#### Collected data:
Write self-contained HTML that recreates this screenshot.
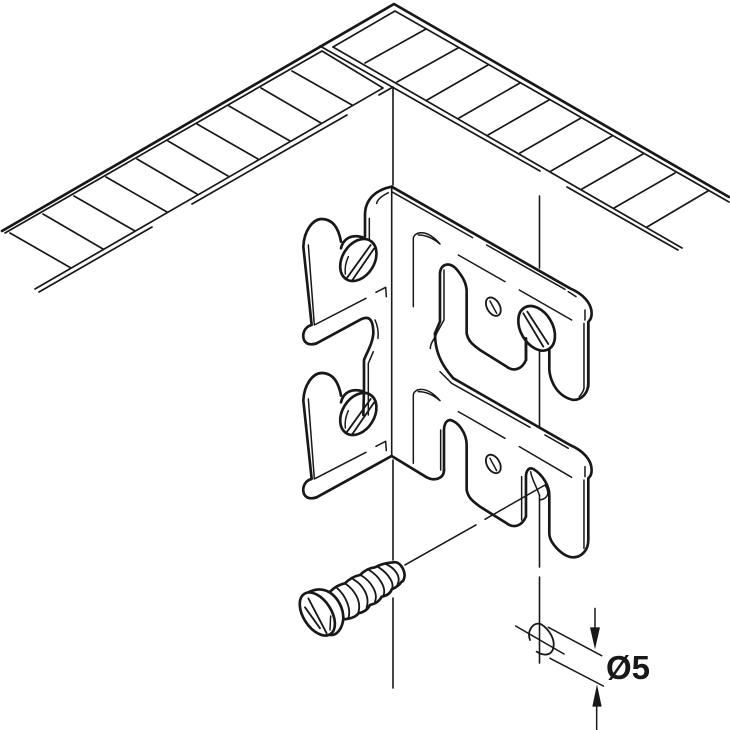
<!DOCTYPE html>
<html><head><meta charset="utf-8"><style>
html,body{margin:0;padding:0;background:#fff;width:730px;height:730px;overflow:hidden}
svg{display:block}
.k{fill:none;stroke:#1a1718;stroke-linecap:round;stroke-linejoin:round}
.t{stroke-width:4.5}
.m{stroke-width:5.5}
.b{stroke-width:8}
</style></head><body>
<svg width="730" height="730" viewBox="0 0 730 730" xmlns="http://www.w3.org/2000/svg">
<rect width="730" height="730" fill="#fff"/>

<!-- top panels -->
<g class="k">
<path stroke-width="2.7" d="M2 231L394 4L729 197"/>
<path stroke-width="1.7" d="M5 233L322 51L383 88L35 289M333 47L395 11L729 202"/>
<path stroke-width="1.7" d="M333 47L682 248M320 46L540 171M567 187L678 250"/>
<path stroke-width="1.7" d="M379 95L393 87"/>
<path stroke-width="1.7" d="M347 115L192 204M152 227L39 292"/>
<path stroke-width="1.7" d="M10 233L71 268M43 214L103 249M74 196L135 231M106 177L167 212M137 159L197 194M168 141L228 176M197 124L258 159M229 106L290 141M261 88L321 123M292 71L352 105"/>
<path stroke-width="1.7" d="M426 29L365 63M458 48L397 82M488 65L427 100M520 83L459 118M549 100L488 135M581 118L520 153M612 136L551 171M643 154L582 189M675 173L614 208M708 191L647 227"/>
<path stroke-width="1.6" d="M393 88V185M391.7 187V456M393 460V560M393 598V688"/>
<path stroke-width="1.6" d="M539.5 196V268M539.5 352V427M539.5 495V567M539.5 577V663"/>
</g>

<!-- left flange, upper -->
<g transform="translate(280 170) scale(.3333)">
<g id="lf" class="k">
<path class="b" d="M183 215C175 170 155 147 125 147C100 147 72 180 70 230L95 465C75 470 65 490 72 510C80 525 95 525 110 520"/>
<path class="t" d="M85 225L103 465L258 385M288 367L317 352L319 380"/>
<ellipse class="b" cx="235" cy="270" rx="48" ry="68" transform="rotate(32 235 270)" fill="#fff"/>
<path class="b" d="M183 235C190 205 215 192 248 202"/>
<path class="m" d="M272 225L200 325M282 236L216 332"/>
<path class="t" d="M205 260C198 275 194 295 196 312"/>
</g>
<use href="#lf" transform="translate(0 462)"/>
<g class="k">
<path class="b" d="M110 520L245 447C265 438 280 445 280 490"/>
<path class="t" d="M285 450C292 465 296 485 294 505"/>
<path class="b" d="M335 50C285 60 255 90 255 135V200"/>
<path class="t" d="M325 68C305 78 292 88 290 100M268 145V205"/>
<path class="b" d="M280 490C278 520 262 545 252 570V660L250 735"/>
<path class="t" d="M280 545L265 580V735"/>
<path class="b" d="M110 982L335 858L440 922C465 935 492 925 492 900"/>
</g>
</g>

<!-- right flange -->
<g transform="translate(280 170) scale(.3333)" class="k">
<path class="b" d="M335 50L870 355C910 372 935 400 935 430C935 445 930 450 925 456V650"/>
<path class="t" d="M335 65L578 203M620 225L855 358M865 365L888 380"/>
<path class="t" d="M400 410V205C402 185 440 175 480 222M415 195C440 195 460 205 480 222M535 255L675 335M718 360L875 450M915 420V450M912 460V655"/>
<path class="b" d="M465 490L480 455V310C482 280 510 275 530 298C548 320 560 340 560 365V490C565 515 580 525 600 540L680 590C700 605 725 600 738 570V505"/>
<path class="t" d="M492 300V450L470 490C467 505 451 515 451 535"/>
<path class="b" d="M465 490C465 540 480 580 520 625L870 825C910 842 935 870 935 900C935 915 930 920 925 925V1110C925 1140 905 1162 880 1162C850 1162 808 1120 808 1090V975C808 950 790 915 760 897C745 890 738 905 738 920V1040C725 1070 700 1075 680 1060L600 1010C580 995 565 985 560 960V825C560 790 535 755 510 750C495 752 492 770 492 780V900"/>
<path class="t" d="M480 605L515 640L750 772M795 795L865 835M482 780V900M400 880V675C402 655 440 645 480 692M415 665C440 665 460 675 480 692M535 725L675 805M718 830L875 922M915 890V920M912 930V1135M725 920V1050M752 905C754 925 770 950 778 975"/>
<ellipse class="b" cx="770" cy="475" rx="48" ry="72" transform="rotate(-30 770 475)" fill="#fff"/>
<path class="m" d="M730 430L790 530M742 425L805 522"/>
<path class="b" d="M738 505V570"/>
<path class="b" d="M808 540V600C812 640 835 680 880 690C905 690 925 670 925 640V460"/>
<path class="t" d="M912 655C910 665 905 672 898 680"/>
<ellipse class="m" cx="640" cy="410" rx="19" ry="30" transform="rotate(-30 640 410)"/>
<path class="t" d="M630 393L650 430"/>
<ellipse class="m" cx="640" cy="882" rx="19" ry="30" transform="rotate(-30 640 882)"/>
<path class="t" d="M630 865L650 902"/>
<path class="t" d="M375 1185L588 1065M615 1048L795 945"/>
<path class="t" d="M795 945C808 965 808 985 780 990"/>
</g>

<!-- wood screw -->
<g transform="translate(280 550) scale(.3333)" class="k" fill="#fff">
<path class="b" fill="#fff" d="M150 125Q170 105 195 100Q215 80 240 75Q260 55 285 52Q305 40 340 37C358 33 372 55 374 75Q372 95 365 95Q355 110 335 118Q330 135 305 140Q295 160 270 165Q260 185 235 190Q225 205 190 208Z"/>
<path class="m" d="M172 115C195 135 215 175 205 205M195 100C225 120 245 155 235 188M220 88C250 105 270 140 260 172M242 75C275 95 295 130 285 155M267 60C300 80 320 115 310 138M293 50C325 70 345 100 335 118M318 42C345 55 365 80 352 105"/>
<path class="b" fill="#fff" d="M80 130C105 115 130 115 150 128C175 145 190 175 190 205C188 235 170 258 150 255"/>
<ellipse class="b" cx="112" cy="192" rx="42" ry="72" transform="rotate(-33 112 192)" fill="#fff"/>
<path class="m" d="M85 145L140 250M75 172L120 235"/>
<path class="t" d="M152 198L150 240"/>
</g>

<!-- dimension -->
<g transform="translate(500 590) scale(.3333)" class="k">
<path class="t" d="M47 108L192 192M145 112L305 197M150 205L310 288"/>
<path class="m" d="M90 150C80 122 100 95 122 102C145 115 170 150 158 180C150 197 130 198 110 185"/>
<path class="t" d="M285 55V120M290 420V350"/>
<path d="M270 112L300 112L285 178Z" fill="#1a1718" stroke="none"/>
<path d="M277 350L305 350L291 283Z" fill="#1a1718" stroke="none"/>
</g>
<text x="606" y="679" font-family="'Liberation Sans',sans-serif" font-weight="700" font-size="33" fill="#1a1718">Ø5</text>
</svg>
</body></html>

#### Task statement:
Repeat verbatim all the material, but not the pictures.

#### Written answer:
Write self-contained HTML that recreates this screenshot.
<!DOCTYPE html>
<html><head><meta charset="utf-8"><style>
html,body{margin:0;padding:0;background:#fff;width:730px;height:730px;overflow:hidden}
svg{display:block}
.k{fill:none;stroke:#1a1718;stroke-linecap:round;stroke-linejoin:round}
.t{stroke-width:4.5}
.m{stroke-width:5.5}
.b{stroke-width:8}
</style></head><body>
<svg width="730" height="730" viewBox="0 0 730 730" xmlns="http://www.w3.org/2000/svg">
<rect width="730" height="730" fill="#fff"/>

<!-- top panels -->
<g class="k">
<path stroke-width="2.7" d="M2 231L394 4L729 197"/>
<path stroke-width="1.7" d="M5 233L322 51L383 88L35 289M333 47L395 11L729 202"/>
<path stroke-width="1.7" d="M333 47L682 248M320 46L540 171M567 187L678 250"/>
<path stroke-width="1.7" d="M379 95L393 87"/>
<path stroke-width="1.7" d="M347 115L192 204M152 227L39 292"/>
<path stroke-width="1.7" d="M10 233L71 268M43 214L103 249M74 196L135 231M106 177L167 212M137 159L197 194M168 141L228 176M197 124L258 159M229 106L290 141M261 88L321 123M292 71L352 105"/>
<path stroke-width="1.7" d="M426 29L365 63M458 48L397 82M488 65L427 100M520 83L459 118M549 100L488 135M581 118L520 153M612 136L551 171M643 154L582 189M675 173L614 208M708 191L647 227"/>
<path stroke-width="1.6" d="M393 88V185M391.7 187V456M393 460V560M393 598V688"/>
<path stroke-width="1.6" d="M539.5 196V268M539.5 352V427M539.5 495V567M539.5 577V663"/>
</g>

<!-- left flange, upper -->
<g transform="translate(280 170) scale(.3333)">
<g id="lf" class="k">
<path class="b" d="M183 215C175 170 155 147 125 147C100 147 72 180 70 230L95 465C75 470 65 490 72 510C80 525 95 525 110 520"/>
<path class="t" d="M85 225L103 465L258 385M288 367L317 352L319 380"/>
<ellipse class="b" cx="235" cy="270" rx="48" ry="68" transform="rotate(32 235 270)" fill="#fff"/>
<path class="b" d="M183 235C190 205 215 192 248 202"/>
<path class="m" d="M272 225L200 325M282 236L216 332"/>
<path class="t" d="M205 260C198 275 194 295 196 312"/>
</g>
<use href="#lf" transform="translate(0 462)"/>
<g class="k">
<path class="b" d="M110 520L245 447C265 438 280 445 280 490"/>
<path class="t" d="M285 450C292 465 296 485 294 505"/>
<path class="b" d="M335 50C285 60 255 90 255 135V200"/>
<path class="t" d="M325 68C305 78 292 88 290 100M268 145V205"/>
<path class="b" d="M280 490C278 520 262 545 252 570V660L250 735"/>
<path class="t" d="M280 545L265 580V735"/>
<path class="b" d="M110 982L335 858L440 922C465 935 492 925 492 900"/>
</g>
</g>

<!-- right flange -->
<g transform="translate(280 170) scale(.3333)" class="k">
<path class="b" d="M335 50L870 355C910 372 935 400 935 430C935 445 930 450 925 456V650"/>
<path class="t" d="M335 65L578 203M620 225L855 358M865 365L888 380"/>
<path class="t" d="M400 410V205C402 185 440 175 480 222M415 195C440 195 460 205 480 222M535 255L675 335M718 360L875 450M915 420V450M912 460V655"/>
<path class="b" d="M465 490L480 455V310C482 280 510 275 530 298C548 320 560 340 560 365V490C565 515 580 525 600 540L680 590C700 605 725 600 738 570V505"/>
<path class="t" d="M492 300V450L470 490C467 505 451 515 451 535"/>
<path class="b" d="M465 490C465 540 480 580 520 625L870 825C910 842 935 870 935 900C935 915 930 920 925 925V1110C925 1140 905 1162 880 1162C850 1162 808 1120 808 1090V975C808 950 790 915 760 897C745 890 738 905 738 920V1040C725 1070 700 1075 680 1060L600 1010C580 995 565 985 560 960V825C560 790 535 755 510 750C495 752 492 770 492 780V900"/>
<path class="t" d="M480 605L515 640L750 772M795 795L865 835M482 780V900M400 880V675C402 655 440 645 480 692M415 665C440 665 460 675 480 692M535 725L675 805M718 830L875 922M915 890V920M912 930V1135M725 920V1050M752 905C754 925 770 950 778 975"/>
<ellipse class="b" cx="770" cy="475" rx="48" ry="72" transform="rotate(-30 770 475)" fill="#fff"/>
<path class="m" d="M730 430L790 530M742 425L805 522"/>
<path class="b" d="M738 505V570"/>
<path class="b" d="M808 540V600C812 640 835 680 880 690C905 690 925 670 925 640V460"/>
<path class="t" d="M912 655C910 665 905 672 898 680"/>
<ellipse class="m" cx="640" cy="410" rx="19" ry="30" transform="rotate(-30 640 410)"/>
<path class="t" d="M630 393L650 430"/>
<ellipse class="m" cx="640" cy="882" rx="19" ry="30" transform="rotate(-30 640 882)"/>
<path class="t" d="M630 865L650 902"/>
<path class="t" d="M375 1185L588 1065M615 1048L795 945"/>
<path class="t" d="M795 945C808 965 808 985 780 990"/>
</g>

<!-- wood screw -->
<g transform="translate(280 550) scale(.3333)" class="k" fill="#fff">
<path class="b" fill="#fff" d="M150 125Q170 105 195 100Q215 80 240 75Q260 55 285 52Q305 40 340 37C358 33 372 55 374 75Q372 95 365 95Q355 110 335 118Q330 135 305 140Q295 160 270 165Q260 185 235 190Q225 205 190 208Z"/>
<path class="m" d="M172 115C195 135 215 175 205 205M195 100C225 120 245 155 235 188M220 88C250 105 270 140 260 172M242 75C275 95 295 130 285 155M267 60C300 80 320 115 310 138M293 50C325 70 345 100 335 118M318 42C345 55 365 80 352 105"/>
<path class="b" fill="#fff" d="M80 130C105 115 130 115 150 128C175 145 190 175 190 205C188 235 170 258 150 255"/>
<ellipse class="b" cx="112" cy="192" rx="42" ry="72" transform="rotate(-33 112 192)" fill="#fff"/>
<path class="m" d="M85 145L140 250M75 172L120 235"/>
<path class="t" d="M152 198L150 240"/>
</g>

<!-- dimension -->
<g transform="translate(500 590) scale(.3333)" class="k">
<path class="t" d="M47 108L192 192M145 112L305 197M150 205L310 288"/>
<path class="m" d="M90 150C80 122 100 95 122 102C145 115 170 150 158 180C150 197 130 198 110 185"/>
<path class="t" d="M285 55V120M290 420V350"/>
<path d="M270 112L300 112L285 178Z" fill="#1a1718" stroke="none"/>
<path d="M277 350L305 350L291 283Z" fill="#1a1718" stroke="none"/>
</g>
<text x="606" y="679" font-family="'Liberation Sans',sans-serif" font-weight="700" font-size="33" fill="#1a1718">Ø5</text>
</svg>
</body></html>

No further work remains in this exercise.